I stare at the door in disbelief. He woke me up 10 minutes early. I should be angry. I should scream at him as any self respecting wife would do. But he made me breakfast. There’s nothing I can do. He has won and managed to get me out of bed early. I hoist myself up onto an elbow and swing my legs over the side of the bed. Bleary-eyed I locate my dressing gown, heave it on, and shuffle grumpily to the living room.
A beautiful mug of tea, a bowl of cream of wheat, and plate of scrambled eggs welcome me, artfully displayed on a breakfast tray. “Good morning” they say. “We hope you had a pleasant sleep. Please enjoy our delicious scrumptiousness.”
I take a bite out of the creamy yellow clouds and marvel at how something so simple could taste so good. All of a sudden a pair of big brown eyes appear by my elbow. “Mmmmm???”
“Go away baby.”
Undaunted, little raccoon perches her hands on the edge of the tray and she gazes lovingly at the eggs with a half smile on her face.
“John!!! Has this thing eaten?” I ask, the panic making my voice a combination of terrified and whiny.
“No. She wasn’t hungry.” he says nonchalantly as he clangs around in the kitchen.
“Uh.
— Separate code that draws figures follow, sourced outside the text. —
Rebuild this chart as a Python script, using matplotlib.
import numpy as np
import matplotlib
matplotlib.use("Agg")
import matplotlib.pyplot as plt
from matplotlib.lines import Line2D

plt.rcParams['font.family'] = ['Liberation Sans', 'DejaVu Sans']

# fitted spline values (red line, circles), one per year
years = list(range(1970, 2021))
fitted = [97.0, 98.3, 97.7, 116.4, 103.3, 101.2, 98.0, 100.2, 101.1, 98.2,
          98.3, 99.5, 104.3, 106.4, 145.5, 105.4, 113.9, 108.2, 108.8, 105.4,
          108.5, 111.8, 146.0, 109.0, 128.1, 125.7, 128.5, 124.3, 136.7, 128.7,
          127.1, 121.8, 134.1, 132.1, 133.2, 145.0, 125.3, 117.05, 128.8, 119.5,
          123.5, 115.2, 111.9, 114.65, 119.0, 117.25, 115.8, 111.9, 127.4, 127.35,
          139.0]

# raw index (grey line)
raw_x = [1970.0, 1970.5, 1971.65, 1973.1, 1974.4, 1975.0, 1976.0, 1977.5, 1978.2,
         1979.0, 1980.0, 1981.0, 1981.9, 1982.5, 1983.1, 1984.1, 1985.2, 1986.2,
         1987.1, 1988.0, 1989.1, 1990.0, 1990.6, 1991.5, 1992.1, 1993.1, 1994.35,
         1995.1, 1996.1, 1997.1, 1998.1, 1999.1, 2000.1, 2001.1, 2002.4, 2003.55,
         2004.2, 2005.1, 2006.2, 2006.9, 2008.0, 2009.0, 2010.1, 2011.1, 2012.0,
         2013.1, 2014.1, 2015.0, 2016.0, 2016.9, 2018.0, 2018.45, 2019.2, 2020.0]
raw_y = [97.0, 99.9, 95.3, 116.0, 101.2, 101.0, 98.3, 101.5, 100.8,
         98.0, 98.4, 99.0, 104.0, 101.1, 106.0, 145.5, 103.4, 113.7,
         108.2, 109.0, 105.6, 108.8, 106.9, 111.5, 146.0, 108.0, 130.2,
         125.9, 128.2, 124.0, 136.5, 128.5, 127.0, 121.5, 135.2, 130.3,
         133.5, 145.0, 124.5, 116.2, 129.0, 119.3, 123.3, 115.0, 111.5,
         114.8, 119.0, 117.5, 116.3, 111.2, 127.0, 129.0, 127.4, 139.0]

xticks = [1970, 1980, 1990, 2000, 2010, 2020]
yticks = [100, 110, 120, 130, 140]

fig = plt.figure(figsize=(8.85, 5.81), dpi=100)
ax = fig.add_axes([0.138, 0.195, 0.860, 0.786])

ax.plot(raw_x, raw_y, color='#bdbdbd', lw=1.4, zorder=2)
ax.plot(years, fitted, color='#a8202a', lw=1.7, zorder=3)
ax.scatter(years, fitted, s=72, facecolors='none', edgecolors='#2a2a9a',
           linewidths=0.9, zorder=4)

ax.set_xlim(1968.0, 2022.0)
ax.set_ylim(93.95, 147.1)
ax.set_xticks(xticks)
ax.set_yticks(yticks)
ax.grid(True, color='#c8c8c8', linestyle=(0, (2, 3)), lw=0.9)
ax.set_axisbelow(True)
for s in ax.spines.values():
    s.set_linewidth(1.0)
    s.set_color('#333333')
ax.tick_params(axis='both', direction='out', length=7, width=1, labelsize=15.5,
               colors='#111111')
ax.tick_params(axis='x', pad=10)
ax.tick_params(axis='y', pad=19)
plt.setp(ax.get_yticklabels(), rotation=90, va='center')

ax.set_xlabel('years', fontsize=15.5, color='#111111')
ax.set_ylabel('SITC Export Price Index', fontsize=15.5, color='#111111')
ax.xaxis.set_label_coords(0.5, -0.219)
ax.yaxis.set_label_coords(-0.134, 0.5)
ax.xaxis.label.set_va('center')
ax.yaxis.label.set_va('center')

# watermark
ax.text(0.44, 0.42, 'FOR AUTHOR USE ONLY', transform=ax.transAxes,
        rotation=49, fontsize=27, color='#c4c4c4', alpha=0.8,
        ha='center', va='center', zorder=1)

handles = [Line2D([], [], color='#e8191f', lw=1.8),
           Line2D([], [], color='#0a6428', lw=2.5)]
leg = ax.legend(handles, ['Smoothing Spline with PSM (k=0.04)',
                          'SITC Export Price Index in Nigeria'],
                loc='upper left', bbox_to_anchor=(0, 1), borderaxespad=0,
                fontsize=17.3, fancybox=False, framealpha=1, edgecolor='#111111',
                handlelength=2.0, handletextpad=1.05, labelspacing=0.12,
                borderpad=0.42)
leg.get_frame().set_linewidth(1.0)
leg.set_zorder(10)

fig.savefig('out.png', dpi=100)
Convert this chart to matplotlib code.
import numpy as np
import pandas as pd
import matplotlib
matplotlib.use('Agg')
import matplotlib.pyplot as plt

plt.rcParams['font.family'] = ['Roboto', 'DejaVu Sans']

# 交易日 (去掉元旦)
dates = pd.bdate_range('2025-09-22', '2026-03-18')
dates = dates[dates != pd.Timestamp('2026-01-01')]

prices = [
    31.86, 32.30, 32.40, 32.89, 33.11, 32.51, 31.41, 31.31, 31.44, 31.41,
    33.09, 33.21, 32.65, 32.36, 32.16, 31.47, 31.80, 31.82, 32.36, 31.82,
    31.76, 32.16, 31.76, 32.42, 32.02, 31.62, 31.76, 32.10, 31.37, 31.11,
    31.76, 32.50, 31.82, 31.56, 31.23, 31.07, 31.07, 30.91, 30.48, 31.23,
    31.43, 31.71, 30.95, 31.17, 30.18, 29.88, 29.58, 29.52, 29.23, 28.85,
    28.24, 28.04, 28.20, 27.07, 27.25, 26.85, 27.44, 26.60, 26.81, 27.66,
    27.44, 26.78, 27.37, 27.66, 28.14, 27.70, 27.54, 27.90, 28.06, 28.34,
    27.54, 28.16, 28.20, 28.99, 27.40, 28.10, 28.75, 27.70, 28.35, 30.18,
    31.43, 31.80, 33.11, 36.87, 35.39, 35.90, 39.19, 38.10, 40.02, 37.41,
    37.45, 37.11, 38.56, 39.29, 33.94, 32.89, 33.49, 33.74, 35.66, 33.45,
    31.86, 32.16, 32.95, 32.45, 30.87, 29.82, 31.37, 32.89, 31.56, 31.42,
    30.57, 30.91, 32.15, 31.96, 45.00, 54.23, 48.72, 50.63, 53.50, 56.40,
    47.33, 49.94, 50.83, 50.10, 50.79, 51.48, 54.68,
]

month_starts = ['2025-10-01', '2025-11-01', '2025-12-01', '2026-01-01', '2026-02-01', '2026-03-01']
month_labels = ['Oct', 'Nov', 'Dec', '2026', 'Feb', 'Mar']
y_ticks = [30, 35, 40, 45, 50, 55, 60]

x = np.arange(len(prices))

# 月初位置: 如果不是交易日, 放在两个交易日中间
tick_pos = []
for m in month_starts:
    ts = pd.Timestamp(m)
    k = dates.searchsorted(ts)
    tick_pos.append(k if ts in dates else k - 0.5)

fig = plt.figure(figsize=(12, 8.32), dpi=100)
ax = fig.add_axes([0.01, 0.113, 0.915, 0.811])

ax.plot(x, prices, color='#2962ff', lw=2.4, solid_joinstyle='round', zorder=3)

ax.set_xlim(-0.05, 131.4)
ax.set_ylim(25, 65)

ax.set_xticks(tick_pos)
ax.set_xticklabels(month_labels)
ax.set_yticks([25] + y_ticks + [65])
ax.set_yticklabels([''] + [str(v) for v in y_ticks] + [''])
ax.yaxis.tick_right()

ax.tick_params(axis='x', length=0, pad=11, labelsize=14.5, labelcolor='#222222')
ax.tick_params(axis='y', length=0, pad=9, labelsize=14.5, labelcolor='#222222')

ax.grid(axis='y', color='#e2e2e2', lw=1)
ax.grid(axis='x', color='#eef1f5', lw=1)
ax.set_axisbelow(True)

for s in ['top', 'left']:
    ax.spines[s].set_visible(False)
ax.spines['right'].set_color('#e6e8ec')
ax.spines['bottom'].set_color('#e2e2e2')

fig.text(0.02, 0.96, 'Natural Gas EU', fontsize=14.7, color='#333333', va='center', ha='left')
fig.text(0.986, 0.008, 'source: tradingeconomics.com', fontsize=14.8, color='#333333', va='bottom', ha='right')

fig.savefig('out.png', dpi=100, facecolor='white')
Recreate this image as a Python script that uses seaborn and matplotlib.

Okay.” I say, while frowning at the baby who is staring in a trance at my food.
The little imp’s smile widens as she mumbles “mumeee. Muuuummmee. Muuuummmmeeee.” in the sweetest voice I’ve ever heard. It’s her favorite word at the moment. She places a tiny finger on my eggs and grins at me.
“Go awaaaaay baybeeee” I whine pathetically, holding the fork mere inches from my mouth.
“Mummeeeee” she coos and opens her mouth like an expectant baby bird. I give in. “Yummmmmm” she gurgles in happiness. “Maybe she’ll go away now,” I think. No such luck.
“Mmmmm?!!!” she squeaks. It’s her way of asking for something. I’m secretly worried she’ll never speak English, and she’ll just get through life by gesturing and squeaking for what she wants. Five minutes later my eggs are gone. “At least I have my cream of wheat” I grumble at her. She grins as she sticks her finger in the bowl, licks her finger, and hums happily to herself.
She eats half the bowl and wanders off and I’m left with cold cream of wheat. As I miserably finish the remains of my formerly delectable meal John bops in from the kitchen, “so how was it?!! Good?”